According to Tandberg Data, recent research has shown that 95% of data is never accessed after six months of creation, but most of this data needs to be maintained for compliance. Additionally, archiving unused data to tape significantly reduces data centre costs. Previous research has shown that a tape archiving solution is 27 times cheaper to run than a disk solution and consumes 270 times less power than disk, allowing companies to reduce costs to meet their green initiatives.
The key to success for any backup or archiving solution is its simplicity, how easy it is to restore the data at a later date. It's important to acknowledge that legal requirements affect different types of data and business sectors in unique ways. The first challenge for an organisation is to understand its legal obligations—what are the data retention periods, does the data need to be encrypted or stored in a non-changeable format like WORM (Write Once Read Many).
Many businesses have been slow to react; they are putting their data and businesses at risk. Greater than 50% of SMBs have no documented procedures for protecting data and only 20% regularly encrypt data as it is backed up to tape. So what are the issues?
- The lack of clear responsibility in many IT organisations—is it a storage or security issue?
- Concern over security measures—what's the impact on recovery times?
- Cost—is there a budget?
- Complexity—what technology should be used?
It's important to note that implementing proper procedures and processes for data management (backup, archive and compliance) will actually benefit the organisation:
- Reducing IT operating costs overall
- Supporting litigation or avoiding the issue in the first place
- Speeding up investigation of issues
The Lifecycle of Data
Tape is tried and tested and it forms the last line of defence for many organisations (what if the unknown happened?). Tape technology has evolved significantly; LTO tape, for example, is generally faster than disk, and offers storage capacities up to 3TB on a single cartridge. Tape supports WORM and encryption, allowing data to be safely and securely stored offsite. The use of encryption can also be used to manage the lifecycle of data. By deleting the encryption key, organisations can effectively destroy data stored offsite, without having to retrieve individual tapes.
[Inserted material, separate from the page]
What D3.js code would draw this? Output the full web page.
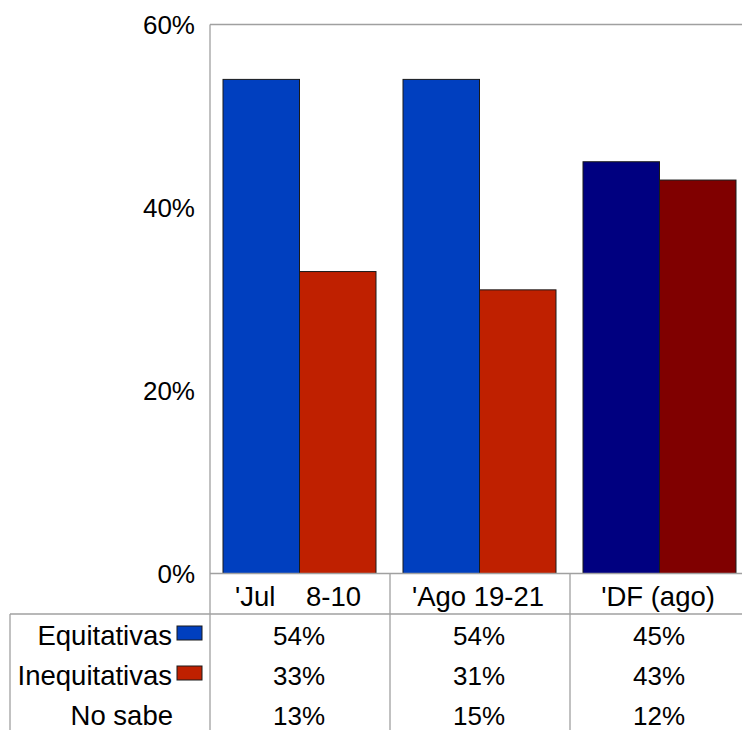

Tandberg Data has recently announced the introduction of Linear Tape File System (LTFS). LTFS allows LTO-5 tape drives to connect directly to an operating system enabling users to drag and drop files directly on to tape, just as if it was a large hard disk, removing the need for expensive software. LTFS allows users to easily restore data at a later date by simply inserting the tape, browsing the contents and dragging the appropriate file or folder to the required designation.
LTFS is an open-technology, the specification is defined by the LTO consortium and all LTO vendor tape drives are fully compatible and fully interchangeable across all platforms and operating systems. Currently LTFS only supports MAC OS and LINUX, but Windows support will be added during the second half of 2011.
LTFS is free and easy to use. LTFS is designed to simplify archiving and it makes tape easier to use. As stated by Simon Anderson,Business Manager for tape products at Tandberg Data, “LTFS is a new feature for LTO-5 and will evolve quickly. In time it should become the standard for archiving, LTFS has the potential to be the single greatest development in tape in the last 10 years”.
Today, businesses can choose from a variety of backup technologies and solutions to protect short-term data. For long-term data storage and compliance requirements organisations should look to utilise tape. As stated, the key to successful archiving is to understand legal obligations and to implement good procedures and processes for the protection of data, whether short- or long-term.